In the early 2000's, he had a model where he ran rolling regressions on 50 or so factors, and allowed these coefficients to flip around from positive to negative. Many of the 50 factors are highly correlated (profit margin, ROE, ROA), and this causes their coefficients to have the 'wrong sign', because correlated explanatory variables tend to do this. He is vague about how he computes 'profits' in his backtests, and this can be problematic if, say, you use 1994 profits for 1995 returns, considering the '1994' fiscal year ends in June 1995 for many companies, and is released with a lag of up to 3 months. It is straightforward to account for this, but unless the author notes his explicit care for these issues, one has to assume he did not do a good job. I remember seeing his 1-10 portfolios back in 2003, and they took a nasty beating that year. A couple years later I visited his website and it was like a Soviet history text with that drubbing wiped out of the historical record, presumably because a new model was now applied to the past.

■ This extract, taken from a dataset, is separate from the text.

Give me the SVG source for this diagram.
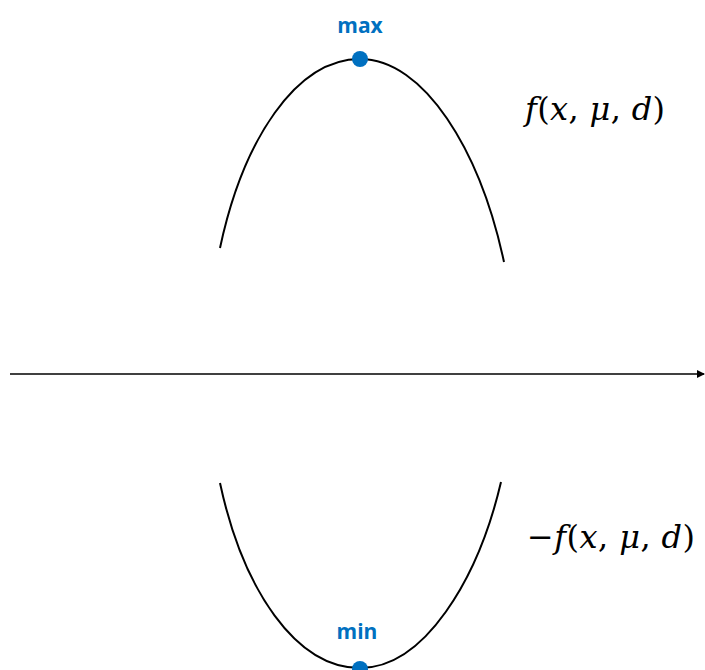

In my experience, those who use a lot of correlated factors are overfitters, and this makes their back tests look great, their out-of-sample tests horrible. His 1996 paper argues for 3% monthly excess returns. His current model implies a similar level of outperformance (40% between the top and bottom decile, annualized). Fama and French's recent study of mutual funds finds out of thousands, the top outperformers were in the 5% annualized range, so proposing your long picks outperform the market by 25% is bat-shiat crazy talk. That is transparently overfit, like internet spam advertising 50%+ returns. It's a shame, because he does not need to overfit the data to make his basic point, but he overfits nonetheless, and overfitting is one of those predilections that few economists are immune to.
The Haugen and Baker JFE paper suggested that it was easy to make money. How have Haugen and Baker done since 1996? Baker spent some time at GMO and at Putnam, but I don't think he was a real money maker at either firm. Haugen milked the academic-practitioner circuit for a short while but his ideas never really caught on. Neither Haugen or Baker had the ability to extract fees from investors that Fama and French have had.
Haugen and Baker in a way support Malkiel's idea of market efficiency. Don't focus on hard to define definitions of "efficiency", rather focus on whether someone actually extracts "alpha" (whatever that happens to be)...Where is the Haugen and Baker "alpha"....
Dear Anonymous: your first question (what has been the performance of the factors in the 1996 JFE paper of H&B since then) is interesting and important. But your second point, to only look at the P&L someone made, is a bit too simple. The person who first comes up with an idea is not always the one who makes the most money from it; and some people can make good contributions without the incentive of money (professors, for instance). The same with technical inventions by the way; how much money did the Wright brothers make.
"But those stocks with the highest covariation with volatility changes are those same crappy stocks with the lowest overall return."
This is actually not empirically true. See the paper by Andrew Ang.
Are you saying Ang implies that low volatility stocks rise (relatively) when volatility in aggregate increases?
No. Volatility factor explains part of the low returns on high idio vol stocks but not fully.
However, stocks that rise when aggregate volatility increases have low returns (consistent with a hedging story). That's why the above statement is not empirically true.